• WHAT NEEDS TO BE DONE
Retype exactly what runs from the first line of the data to the line with "from matplotlib.patches import", keeping both of those lines and skipping pictures.

• TASK INPUT

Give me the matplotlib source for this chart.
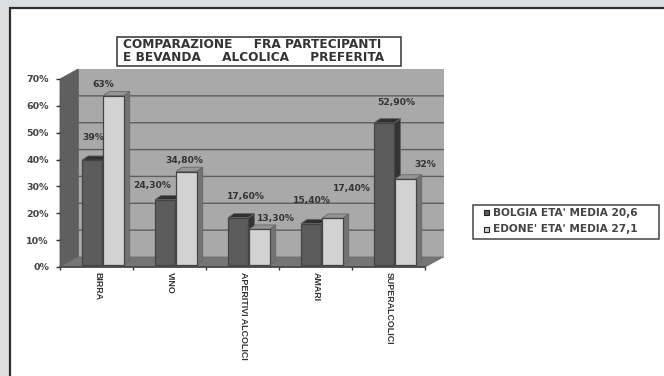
import matplotlib
matplotlib.use("Agg")
import matplotlib.pyplot as plt
from matplotlib.patches import Polygon, Rectangle

categories = ["BIRRA", "VINO", "APERITIVI ALCOLICI", "AMARI", "SUPERALCOLICI"]
bolgia = [39.0, 24.3, 17.6, 15.4, 52.9]
edone = [63.0, 34.8, 13.3, 17.4, 32.0]
bolgia_labels = ["39%", "24,30%", "17,60%", "15,40%", "52,90%"]
edone_labels = ["63%", "34,80%", "13,30%", "17,40%", "32%"]
y_ticks = [0, 10, 20, 30, 40, 50, 60, 70]
series_names = ["BOLGIA ETA' MEDIA 20,6", "EDONE' ETA' MEDIA 27,1"]
title_top = "COMPARAZIONE     FRA PARTECIPANTI"
title_bottom = "E BEVANDA     ALCOLICA     PREFERITA"

W, H = 664, 376
plt.rcParams["font.family"] = ["DejaVu Sans"]
fig = plt.figure(figsize=(W / 100, H / 100), dpi=100, facecolor="#dcdedf")

# page panel behind the chart, in pixel coordinates
page = fig.add_axes([0, 0, 1, 1])
page.set_xlim(0, W)
page.set_ylim(H, 0)
page.axis("off")
page.add_patch(Rectangle((10, 8), 660, 372, fc="white", ec="#2e2e2e", lw=1.6))

# plotting axes: front plane of the 3D box
left, right, bottom, top = 60, 425, 267, 79
ax = fig.add_axes([left / W, 1 - bottom / H, (right - left) / W, (bottom - top) / H])
ax.set_xlim(0, 5)
ax.set_ylim(0, 70)
ax.patch.set_alpha(0)
for s in ax.spines.values():
    s.set_visible(False)

DX, DY = 0.25, 3.72      # depth of the box
BX, BY = 0.085, 1.6      # depth of each bar
SX, SY = 0.03, 0.75      # gap between box front and bar front
BAR_W = 0.28

def poly(pts, fc, ec="#666666", lw=0.6, z=2):
    ax.add_patch(Polygon(pts, closed=True, fc=fc, ec=ec, lw=lw, zorder=z, clip_on=False))

# back wall, side wall, floor
poly([(DX, DY), (5 + DX, DY), (5 + DX, 70 + DY), (DX, 70 + DY)], "#a9a9a9", ec="#a0a0a0", z=1)
poly([(0, 0), (DX, DY), (DX, 70 + DY), (0, 70)], "#5f5f5f", ec="#5a5a5a", z=1)
poly([(0, 0), (5, 0), (5 + DX, DY), (DX, DY)], "#757575", ec="#6c6c6c", z=1)

# gridlines wrap from the side wall onto the back wall
for t in y_ticks[1:-1]:
    ax.plot([0, DX, 5 + DX], [t, t + DY, t + DY], color="#5e5e5e", lw=1.0, zorder=1.5, clip_on=False)

def bar(x0, value, front, side, cap):
    x = x0 + SX
    y0, y1 = SY, value + SY
    poly([(x + BAR_W, y0), (x + BAR_W + BX, y0 + BY), (x + BAR_W + BX, y1 + BY), (x + BAR_W, y1)], side)
    poly([(x, y1), (x + BAR_W, y1), (x + BAR_W + BX, y1 + BY), (x + BX, y1 + BY)], cap)
    poly([(x, y0), (x + BAR_W, y0), (x + BAR_W, y1), (x, y1)], front, ec="#444444", lw=0.9)

for i in range(len(categories)):
    # dark bar first: the light bar overlaps its side face
    bar(i + 0.27, bolgia[i], "#5c5c5c", "#333333", "#303030")
    bar(i + 0.56, edone[i], "#d2d2d2", "#737373", "#959595")

label_style = dict(fontsize=6.6, fontweight="bold", color="#333333", ha="center",
                   va="center", zorder=5, clip_on=False)
# label anchors relative to category start and bar value
bolgia_offsets = [(0.45, 9.4), (0.26, 5.9), (0.55, 8.5), (0.45, 9.2), (0.60, 8.5)]
edone_offsets = [(0.59, 4.8), (0.70, 5.0), (0.96, 4.9), (1.00, 12.0), (1.01, 6.0)]
for i in range(len(categories)):
    ax.text(i + bolgia_offsets[i][0], bolgia[i] + bolgia_offsets[i][1], bolgia_labels[i], **label_style)
    ax.text(i + edone_offsets[i][0], edone[i] + edone_offsets[i][1], edone_labels[i], **label_style)

ax.set_yticks(y_ticks)
ax.set_yticklabels([f"{t}%" for t in y_ticks], fontsize=6.8, fontweight="bold", color="#444444")
ax.set_xticks(range(6))
ax.set_xticklabels([])
ax.tick_params(axis="y", length=3, width=1, color="#333333", pad=5)
ax.tick_params(axis="x", length=2.5, width=1, color="#333333")
ax.plot([0, 5], [0, 0], color="#444444", lw=1.2, clip_on=False, zorder=3)

# rotated category names hang below the axis
for i, name in enumerate(categories):
    ax.annotate(name, (i + 0.5, 0), xytext=(1, -5), textcoords="offset pixels",
                rotation=-90, ha="center", va="top", fontsize=6.4, fontweight="bold",
                family="Liberation Sans", color="#333333", annotation_clip=False)

page.add_patch(Rectangle((117, 36.5), 284, 29, fc="white", ec="#333333", lw=1.1, zorder=5))
for y, line in zip((44.5, 57.5), (title_top, title_bottom)):
    page.text(123, y, line, fontsize=8.7, fontweight="bold", color="#333333",
              va="center", ha="left", zorder=6)

# legend box
page.add_patch(Rectangle((472.5, 205), 186, 33.5, fc="white", ec="#444444", lw=1.1))
for y, name, colour in zip((212.5, 229.5), series_names, ("#5c5c5c", "#d2d2d2")):
    page.add_patch(Rectangle((484, y - 2.5), 5, 5, fc=colour, ec="#222222", lw=0.8))
    page.text(493, y, name, fontsize=7.6, fontweight="bold", color="#444444", va="center", ha="left")

fig.savefig("out.png", dpi=100, facecolor=fig.get_facecolor())
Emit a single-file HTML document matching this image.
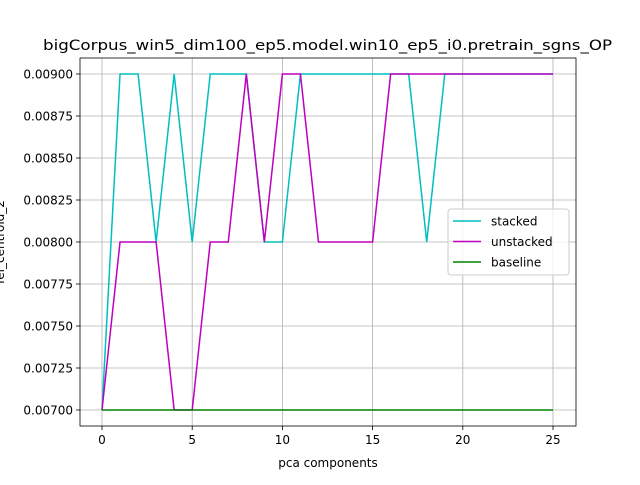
<!DOCTYPE html>
<html><head><meta charset="utf-8"><style>
body{margin:0;background:#fff;}
svg text{font-family:"DejaVu Sans","Liberation Sans",sans-serif;}
</style></head><body>
<svg id="c" width="640" height="480" xmlns="http://www.w3.org/2000/svg"></svg>
<script>
const xs = [0,1,2,3,4,5,6,7,8,9,10,11,12,13,14,15,16,17,18,19,20,21,22,23,24,25];
const stacked = [0.007,0.009,0.009,0.008,0.009,0.008,0.009,0.009,0.009,0.008,0.008,0.009,0.009,0.009,0.009,0.009,0.009,0.009,0.008,0.009,0.009,0.009,0.009,0.009,0.009,0.009];
const unstacked = [0.007,0.008,0.008,0.008,0.007,0.007,0.008,0.008,0.009,0.008,0.009,0.009,0.008,0.008,0.008,0.008,0.009,0.009,0.009,0.009,0.009,0.009,0.009,0.009,0.009,0.009];
const baseline = [0.007,0.007,0.007,0.007,0.007,0.007,0.007,0.007,0.007,0.007,0.007,0.007,0.007,0.007,0.007,0.007,0.007,0.007,0.007,0.007,0.007,0.007,0.007,0.007,0.007,0.007];
const xTicks = [0,5,10,15,20,25];
const yTicks = [0.007,0.00725,0.0075,0.00775,0.008,0.00825,0.0085,0.00875,0.009];
const L=80,R=576,T=58,B=426;
const X=v=>102+(v-0)*(553-102)/25;
const Y=v=>410-(v-0.007)*(410-74)/0.002;
const svg=document.getElementById('c');
const NS='http://www.w3.org/2000/svg';
function mk(t,a,p){const e=document.createElementNS(NS,t);for(const k in a)e.setAttribute(k,a[k]);(p||svg).appendChild(e);return e;}
xTicks.forEach(v=>{
  const g=mk('line',{x1:X(v),x2:X(v),y1:T,y2:B,stroke:'#b0b0b0','stroke-width':0.8});
  
  
  const tk=mk('line',{x1:X(v),x2:X(v),y1:B,y2:B+4,stroke:'#000','stroke-width':0.8});
  
  
  const t=mk('text',{x:X(v),y:B+18,'font-size':12,'text-anchor':'middle'});t.textContent=v;
  
  
});
yTicks.forEach(v=>{
  const g=mk('line',{x1:L,x2:R,y1:Y(v),y2:Y(v),stroke:'#b0b0b0','stroke-width':0.8});
  
  
  const tk=mk('line',{x1:L-4,x2:L,y1:Y(v),y2:Y(v),stroke:'#000','stroke-width':0.8});
  
  
  const t=mk('text',{x:L-7,y:Y(v)+4.5,'font-size':12,'text-anchor':'end'});t.textContent=v.toFixed(5);
  
  
});
function line(arr,color,name){
  const p=mk('polyline',{points:xs.map((x,i)=>X(x)+','+Y(arr[i])).join(' '),fill:'none',stroke:color,'stroke-width':1.5});
  
  
}
line(stacked,'#00bfbf','stacked-line');
line(unstacked,'#bf00bf','unstacked-line');
line(baseline,'#008000','baseline-line');
const fr=mk('rect',{x:L,y:T,width:R-L,height:B-T,fill:'none',stroke:'#000','stroke-width':0.8});


const ti=mk('text',{x:43,y:50,'font-size':14.4,textLength:569,lengthAdjust:'spacingAndGlyphs'});ti.textContent='bigCorpus_win5_dim100_ep5.model.win10_ep5_i0.pretrain_sgns_OP';


const xl=mk('text',{x:328,y:467,'font-size':12,'text-anchor':'middle'});xl.textContent='pca components';


const yl=mk('text',{x:0,y:0,'font-size':12,'text-anchor':'middle',transform:'translate(4,242) rotate(-90)'});yl.textContent='fel_centroid_2';


const lg=mk('g',{});


mk('rect',{x:448,y:209,width:121,height:66,rx:3,fill:'#fff','fill-opacity':0.8,stroke:'#ccc'},lg);
[['stacked','#00bfbf'],['unstacked','#bf00bf'],['baseline','#008000']].forEach((d,i)=>{
  const y=221+i*20.5;
  const e=mk('g',{},lg);
  
  
  mk('line',{x1:453,x2:481,y1:y,y2:y,stroke:d[1],'stroke-width':1.5},e);
  const t=mk('text',{x:491,y:y+4.5,'font-size':12},e);t.textContent=d[0];
});
</script>
</body></html>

• TASK SOLUTION
Give me the matplotlib source for this chart.
import matplotlib
matplotlib.use("Agg")
import matplotlib.pyplot as plt
from matplotlib.patches import Polygon, Rectangle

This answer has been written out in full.